No campo do setor privado, da mesma forma, é necessário que os estudantes conheçam e dominem a gestão de sistemas como SAP, ERP ou CRM para que os egressos tenham maior nível de competitividade para poderem trabalhar, por exemplo, no megaporto de Chancay — cuja primeira etapa estará em operação no início de 2023. São necessários tais conhecimentos, que são adicionais aos conhecimentos tradicionais da profissão. 

Conte-nos sua trajetória profissional: desde sua formação educacional, experiências laborais e como é seu dia a dia dentro do CLAD. Qual é a importância da instituição para a América Latina?

Fiz minha formação profissional na Universidade Nacional de Callao, no Peru. Inicialmente, trabalhei no setor de consultoria, monitorando projetos empresariais na ONG PROBIDE e na Escola de Prefeitos. 

Depois trabalhei como funcionário público no sistema universitário, por mais de treze anos, alternando as funções administrativas com as de docência nos cursos de graduação, bacharelado e tecnológico. Hoje atuo como chefe da área de administração de empresas do ‘Instituto Superior Simón Bolívar’ e no projeto de uma filial do instituto. 

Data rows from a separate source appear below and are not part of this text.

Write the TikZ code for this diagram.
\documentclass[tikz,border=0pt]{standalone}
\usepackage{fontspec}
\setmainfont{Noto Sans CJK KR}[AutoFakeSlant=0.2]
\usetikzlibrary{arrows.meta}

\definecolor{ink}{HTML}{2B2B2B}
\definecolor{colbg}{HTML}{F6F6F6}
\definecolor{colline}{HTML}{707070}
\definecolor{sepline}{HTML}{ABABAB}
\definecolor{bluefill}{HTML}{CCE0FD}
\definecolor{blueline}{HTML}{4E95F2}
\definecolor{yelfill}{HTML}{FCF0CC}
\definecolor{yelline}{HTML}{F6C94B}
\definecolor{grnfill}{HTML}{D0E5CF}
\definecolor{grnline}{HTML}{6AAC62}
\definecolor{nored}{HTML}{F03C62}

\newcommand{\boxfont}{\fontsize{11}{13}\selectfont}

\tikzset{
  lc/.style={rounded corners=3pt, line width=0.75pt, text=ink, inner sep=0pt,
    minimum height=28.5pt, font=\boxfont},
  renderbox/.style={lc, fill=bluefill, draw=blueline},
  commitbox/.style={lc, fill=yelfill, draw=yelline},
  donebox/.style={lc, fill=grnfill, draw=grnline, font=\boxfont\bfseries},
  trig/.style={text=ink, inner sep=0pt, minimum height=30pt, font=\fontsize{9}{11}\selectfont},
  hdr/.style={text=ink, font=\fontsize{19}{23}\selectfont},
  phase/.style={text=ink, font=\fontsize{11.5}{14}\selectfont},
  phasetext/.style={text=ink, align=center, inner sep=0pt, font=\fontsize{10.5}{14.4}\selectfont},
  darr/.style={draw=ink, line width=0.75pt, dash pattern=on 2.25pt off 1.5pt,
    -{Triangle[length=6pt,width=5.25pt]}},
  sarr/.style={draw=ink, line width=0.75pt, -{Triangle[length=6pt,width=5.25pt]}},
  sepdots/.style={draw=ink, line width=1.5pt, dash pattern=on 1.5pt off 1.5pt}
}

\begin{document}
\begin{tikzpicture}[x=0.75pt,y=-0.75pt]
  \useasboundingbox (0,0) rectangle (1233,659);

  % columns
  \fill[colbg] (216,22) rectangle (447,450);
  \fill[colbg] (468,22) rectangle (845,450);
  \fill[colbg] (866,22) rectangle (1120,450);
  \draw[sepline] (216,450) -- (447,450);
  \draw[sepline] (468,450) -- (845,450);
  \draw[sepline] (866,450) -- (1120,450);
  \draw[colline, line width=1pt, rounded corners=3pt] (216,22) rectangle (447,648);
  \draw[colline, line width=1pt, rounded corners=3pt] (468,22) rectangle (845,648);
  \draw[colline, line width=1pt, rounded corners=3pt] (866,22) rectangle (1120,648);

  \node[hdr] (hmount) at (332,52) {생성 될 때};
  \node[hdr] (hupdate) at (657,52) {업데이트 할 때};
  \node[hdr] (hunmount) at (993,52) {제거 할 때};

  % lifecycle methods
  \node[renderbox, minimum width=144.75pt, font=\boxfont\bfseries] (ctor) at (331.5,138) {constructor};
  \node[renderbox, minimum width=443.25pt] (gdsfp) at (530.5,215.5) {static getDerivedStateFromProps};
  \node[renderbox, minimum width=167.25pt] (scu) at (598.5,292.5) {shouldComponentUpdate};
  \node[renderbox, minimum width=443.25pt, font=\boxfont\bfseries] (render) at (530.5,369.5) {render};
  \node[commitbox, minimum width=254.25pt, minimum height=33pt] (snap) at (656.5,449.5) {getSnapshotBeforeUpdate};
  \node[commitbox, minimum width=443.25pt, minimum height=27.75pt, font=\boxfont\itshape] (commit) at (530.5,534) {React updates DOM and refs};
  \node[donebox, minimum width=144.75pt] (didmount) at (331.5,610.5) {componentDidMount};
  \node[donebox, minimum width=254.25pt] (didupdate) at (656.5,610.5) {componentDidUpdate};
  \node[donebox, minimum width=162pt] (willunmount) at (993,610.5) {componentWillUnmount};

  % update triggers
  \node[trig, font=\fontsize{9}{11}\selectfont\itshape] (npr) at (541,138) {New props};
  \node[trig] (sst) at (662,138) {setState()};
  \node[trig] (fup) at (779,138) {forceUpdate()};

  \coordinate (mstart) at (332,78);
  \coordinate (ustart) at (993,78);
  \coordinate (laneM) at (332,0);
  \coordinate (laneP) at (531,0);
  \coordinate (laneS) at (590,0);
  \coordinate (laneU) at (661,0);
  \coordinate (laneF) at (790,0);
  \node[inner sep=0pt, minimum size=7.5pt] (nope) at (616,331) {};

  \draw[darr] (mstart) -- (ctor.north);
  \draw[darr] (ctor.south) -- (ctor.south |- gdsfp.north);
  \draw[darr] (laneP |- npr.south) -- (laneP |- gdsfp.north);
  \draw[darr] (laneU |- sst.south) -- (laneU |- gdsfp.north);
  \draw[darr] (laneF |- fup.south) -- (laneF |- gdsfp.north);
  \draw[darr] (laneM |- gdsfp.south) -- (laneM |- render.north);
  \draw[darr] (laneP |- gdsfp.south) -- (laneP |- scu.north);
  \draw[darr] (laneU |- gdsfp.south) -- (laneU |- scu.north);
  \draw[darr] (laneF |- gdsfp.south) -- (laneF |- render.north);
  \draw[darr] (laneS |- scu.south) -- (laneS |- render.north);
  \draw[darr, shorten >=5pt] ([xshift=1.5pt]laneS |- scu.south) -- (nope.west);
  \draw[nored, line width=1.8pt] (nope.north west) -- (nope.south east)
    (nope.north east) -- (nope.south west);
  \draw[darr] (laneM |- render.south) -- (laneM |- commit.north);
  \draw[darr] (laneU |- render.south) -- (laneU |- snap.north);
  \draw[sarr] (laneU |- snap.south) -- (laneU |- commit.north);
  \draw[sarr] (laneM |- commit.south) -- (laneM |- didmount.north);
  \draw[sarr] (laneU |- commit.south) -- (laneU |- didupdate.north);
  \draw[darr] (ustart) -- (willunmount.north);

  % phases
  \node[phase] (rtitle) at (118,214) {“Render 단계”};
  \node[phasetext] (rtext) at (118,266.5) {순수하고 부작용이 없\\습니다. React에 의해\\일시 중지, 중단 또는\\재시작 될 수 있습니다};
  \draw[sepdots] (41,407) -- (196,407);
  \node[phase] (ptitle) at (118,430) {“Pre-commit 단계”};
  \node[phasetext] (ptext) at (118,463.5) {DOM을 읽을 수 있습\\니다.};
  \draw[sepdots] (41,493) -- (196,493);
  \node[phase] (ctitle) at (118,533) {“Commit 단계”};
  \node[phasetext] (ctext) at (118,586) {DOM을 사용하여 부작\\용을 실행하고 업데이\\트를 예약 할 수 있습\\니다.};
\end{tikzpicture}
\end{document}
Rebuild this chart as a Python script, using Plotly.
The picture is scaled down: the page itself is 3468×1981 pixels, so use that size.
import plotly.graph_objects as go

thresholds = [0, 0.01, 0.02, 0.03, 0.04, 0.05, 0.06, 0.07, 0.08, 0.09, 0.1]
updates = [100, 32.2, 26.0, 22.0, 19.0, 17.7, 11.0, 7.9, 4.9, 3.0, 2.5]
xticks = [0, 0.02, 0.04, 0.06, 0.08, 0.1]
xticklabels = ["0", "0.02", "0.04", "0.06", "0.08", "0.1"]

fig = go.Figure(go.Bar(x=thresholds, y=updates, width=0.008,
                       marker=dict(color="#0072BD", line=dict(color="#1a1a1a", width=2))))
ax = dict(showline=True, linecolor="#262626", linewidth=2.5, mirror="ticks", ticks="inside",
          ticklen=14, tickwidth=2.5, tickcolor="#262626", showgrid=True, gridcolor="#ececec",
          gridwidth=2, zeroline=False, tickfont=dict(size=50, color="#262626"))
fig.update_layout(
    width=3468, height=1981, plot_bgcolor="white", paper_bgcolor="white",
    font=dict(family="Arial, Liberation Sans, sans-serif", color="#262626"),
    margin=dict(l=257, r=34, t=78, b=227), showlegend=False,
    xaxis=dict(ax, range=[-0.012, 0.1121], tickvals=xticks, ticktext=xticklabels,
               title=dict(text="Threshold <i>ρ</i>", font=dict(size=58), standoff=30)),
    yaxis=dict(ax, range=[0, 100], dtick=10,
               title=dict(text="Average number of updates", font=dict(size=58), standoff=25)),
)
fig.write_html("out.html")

Soma-se a tudo isso as atividades de secretário técnico e diretor de capacitação da ‘Câmara de Comércio, Desenvolvimento e Indústria Peru Rússia’. Já no CLAD (Centro Latino-Americano de Administração para o Desenvolvimento), fui decano nacional até 31 de dezembro de 2021, e atualmente ocupo o cargo de primeiro vice-decano nacional. O CLAD, assim como o CFA, é uma autarquia (pessoas jurídica de direito público interno) representante dos profissionais da administração — com capacidade de representar iniciativas legislativas. 

Durante o meu decanato, conseguimos a aprovação da lei que delimita e protege o campo do exercício profissional dos administradores na Administração Pública. Da mesma forma, foram apresentadas ao debate propostas legislativas para tornar transparentes os processos de seleção na administração pública e estabelecer princípios de meritocracia e pertinência na nomeação de cargos públicos que correspondam ao perfil do licenciado em administração.